** RECORDED INFORMATION **

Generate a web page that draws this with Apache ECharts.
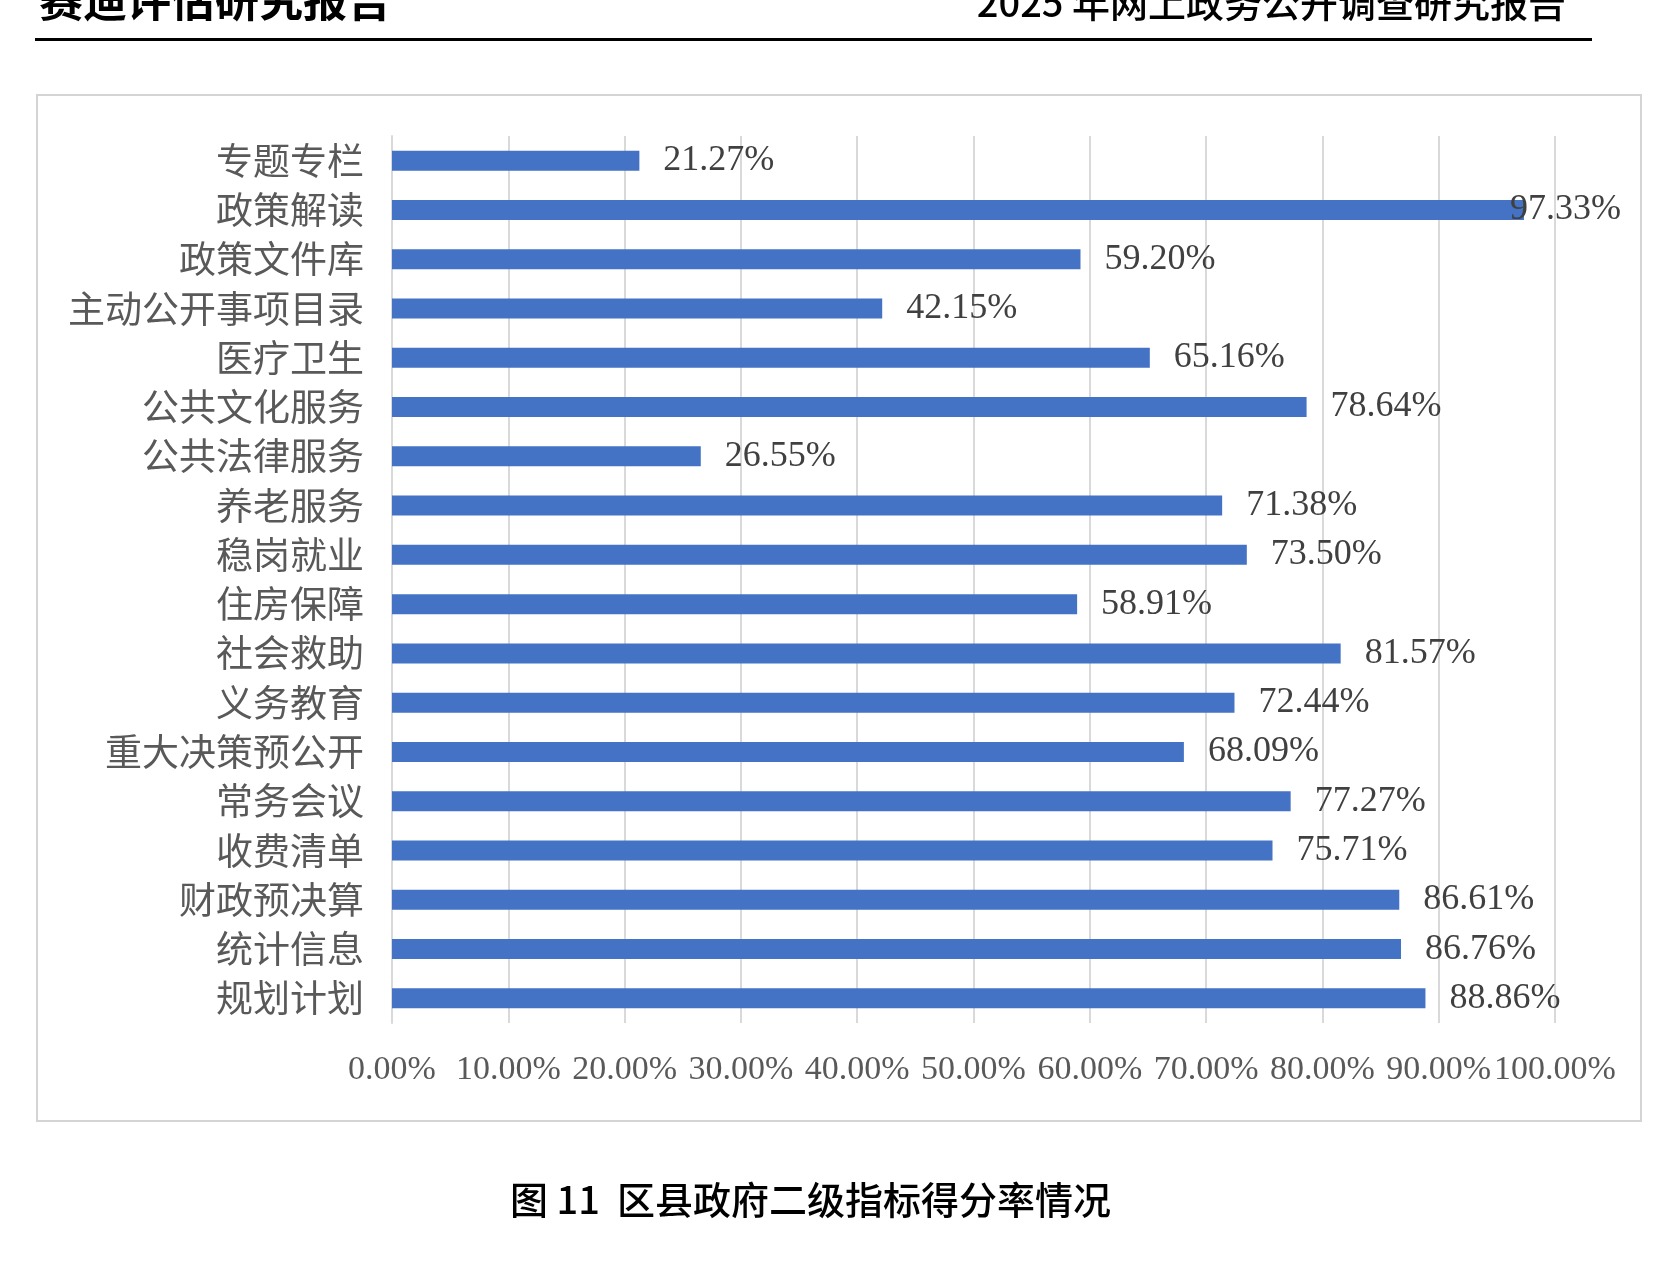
<!DOCTYPE html>
<html>
<head>
<meta charset="utf-8">
<script src="https://cdn.jsdelivr.net/npm/echarts@6/dist/echarts.min.js"></script>
<style>
  html, body { margin: 0; padding: 0; background: #fff; }
  #chart { width: 1665px; height: 1262px; }
</style>
</head>
<body>
<div id="chart"></div>
<script>
// 区县政府二级指标得分率 (%)
const categories = [
  "专题专栏", "政策解读", "政策文件库", "主动公开事项目录", "医疗卫生",
  "公共文化服务", "公共法律服务", "养老服务", "稳岗就业", "住房保障",
  "社会救助", "义务教育", "重大决策预公开", "常务会议", "收费清单",
  "财政预决算", "统计信息", "规划计划"
];
const rates = [
  21.27, 97.33, 59.20, 42.15, 65.16,
  78.64, 26.55, 71.38, 73.50, 58.91,
  81.57, 72.44, 68.09, 77.27, 75.71,
  86.61, 86.76, 88.86
];
const headerLeft = "赛迪评估研究报告";
const headerRight = "2025 年网上政务公开调查研究报告";
const caption = "图 11  区县政府二级指标得分率情况";

const numFont = "'Liberation Serif', 'Noto Sans CJK SC', serif";
const cjkFont = "'Noto Sans CJK SC', sans-serif";

const option = {
  backgroundColor: "#fff",
  animation: false,
  grid: {
    left: 392,
    right: 110,
    top: 136,
    bottom: 239,
    containLabel: false
  },
  xAxis: {
    type: "value",
    min: 0,
    max: 100,
    interval: 10,
    axisLine: { show: false },
    axisTick: { show: false },
    splitLine: { show: true, lineStyle: { color: "#d9d9d9", width: 2 } },
    axisLabel: {
      margin: 30,
      fontSize: 34,
      fontFamily: numFont,
      color: "#595959",
      formatter: (v) => v.toFixed(2) + "%"
    }
  },
  yAxis: {
    type: "category",
    inverse: true,
    data: categories,
    axisLine: { show: true, lineStyle: { color: "#d9d9d9", width: 2 } },
    axisTick: { show: false },
    axisLabel: {
      margin: 28,
      fontSize: 37,
      fontFamily: cjkFont,
      color: "#595959"
    }
  },
  series: [
    {
      type: "bar",
      barWidth: 20,
      itemStyle: { color: "#4472c4" },
      label: {
        show: true,
        position: "right",
        distance: 24,
        fontSize: 36,
        fontFamily: numFont,
        color: "#404040",
        formatter: (p) => p.value.toFixed(2) + "%"
      },
      data: rates.map((v) => {
        // the longest bar has its label pushed back over the bar end
        if (v > 95) return { value: v, label: { distance: -14 } };
        return v;
      })
    }
  ],
  graphic: [
    {
      type: "text",
      left: 39,
      top: -22,
      style: {
        text: headerLeft,
        font: "bold 44px 'Noto Sans CJK SC'",
        fill: "#000"
      }
    },
    {
      type: "text",
      right: 1665 - 1566,
      top: -16,
      style: {
        text: headerRight,
        font: "500 38px 'Noto Sans CJK SC'",
        fill: "#000"
      }
    },
    {
      type: "rect",
      shape: { x: 35, y: 38, width: 1557, height: 3 },
      style: { fill: "#000" }
    },
    {
      type: "rect",
      shape: { x: 37, y: 95, width: 1604, height: 1026 },
      style: { fill: "none", stroke: "#d4d4d4", lineWidth: 2 }
    },
    {
      type: "text",
      left: 510,
      top: 1181,
      style: {
        text: caption,
        font: "500 38px 'Noto Sans CJK SC'",
        fill: "#000"
      }
    }
  ]
};

const chart = echarts.init(document.getElementById("chart"));
chart.setOption(option);
</script>
</body>
</html>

** GOAL **
Skip every picture and transcribe the data above exactly.

** REPLY TO THE EXERCISE **
Generate a web page that draws this with Apache ECharts.
<!DOCTYPE html>
<html>
<head>
<meta charset="utf-8">
<script src="https://cdn.jsdelivr.net/npm/echarts@6/dist/echarts.min.js"></script>
<style>
  html, body { margin: 0; padding: 0; background: #fff; }
  #chart { width: 1665px; height: 1262px; }
</style>
</head>
<body>
<div id="chart"></div>
<script>
// 区县政府二级指标得分率 (%)
const categories = [
  "专题专栏", "政策解读", "政策文件库", "主动公开事项目录", "医疗卫生",
  "公共文化服务", "公共法律服务", "养老服务", "稳岗就业", "住房保障",
  "社会救助", "义务教育", "重大决策预公开", "常务会议", "收费清单",
  "财政预决算", "统计信息", "规划计划"
];
const rates = [
  21.27, 97.33, 59.20, 42.15, 65.16,
  78.64, 26.55, 71.38, 73.50, 58.91,
  81.57, 72.44, 68.09, 77.27, 75.71,
  86.61, 86.76, 88.86
];
const headerLeft = "赛迪评估研究报告";
const headerRight = "2025 年网上政务公开调查研究报告";
const caption = "图 11  区县政府二级指标得分率情况";

const numFont = "'Liberation Serif', 'Noto Sans CJK SC', serif";
const cjkFont = "'Noto Sans CJK SC', sans-serif";

const option = {
  backgroundColor: "#fff",
  animation: false,
  grid: {
    left: 392,
    right: 110,
    top: 136,
    bottom: 239,
    containLabel: false
  },
  xAxis: {
    type: "value",
    min: 0,
    max: 100,
    interval: 10,
    axisLine: { show: false },
    axisTick: { show: false },
    splitLine: { show: true, lineStyle: { color: "#d9d9d9", width: 2 } },
    axisLabel: {
      margin: 30,
      fontSize: 34,
      fontFamily: numFont,
      color: "#595959",
      formatter: (v) => v.toFixed(2) + "%"
    }
  },
  yAxis: {
    type: "category",
    inverse: true,
    data: categories,
    axisLine: { show: true, lineStyle: { color: "#d9d9d9", width: 2 } },
    axisTick: { show: false },
    axisLabel: {
      margin: 28,
      fontSize: 37,
      fontFamily: cjkFont,
      color: "#595959"
    }
  },
  series: [
    {
      type: "bar",
      barWidth: 20,
      itemStyle: { color: "#4472c4" },
      label: {
        show: true,
        position: "right",
        distance: 24,
        fontSize: 36,
        fontFamily: numFont,
        color: "#404040",
        formatter: (p) => p.value.toFixed(2) + "%"
      },
      data: rates.map((v) => {
        // the longest bar has its label pushed back over the bar end
        if (v > 95) return { value: v, label: { distance: -14 } };
        return v;
      })
    }
  ],
  graphic: [
    {
      type: "text",
      left: 39,
      top: -22,
      style: {
        text: headerLeft,
        font: "bold 44px 'Noto Sans CJK SC'",
        fill: "#000"
      }
    },
    {
      type: "text",
      right: 1665 - 1566,
      top: -16,
      style: {
        text: headerRight,
        font: "500 38px 'Noto Sans CJK SC'",
        fill: "#000"
      }
    },
    {
      type: "rect",
      shape: { x: 35, y: 38, width: 1557, height: 3 },
      style: { fill: "#000" }
    },
    {
      type: "rect",
      shape: { x: 37, y: 95, width: 1604, height: 1026 },
      style: { fill: "none", stroke: "#d4d4d4", lineWidth: 2 }
    },
    {
      type: "text",
      left: 510,
      top: 1181,
      style: {
        text: caption,
        font: "500 38px 'Noto Sans CJK SC'",
        fill: "#000"
      }
    }
  ]
};

const chart = echarts.init(document.getElementById("chart"));
chart.setOption(option);
</script>
</body>
</html>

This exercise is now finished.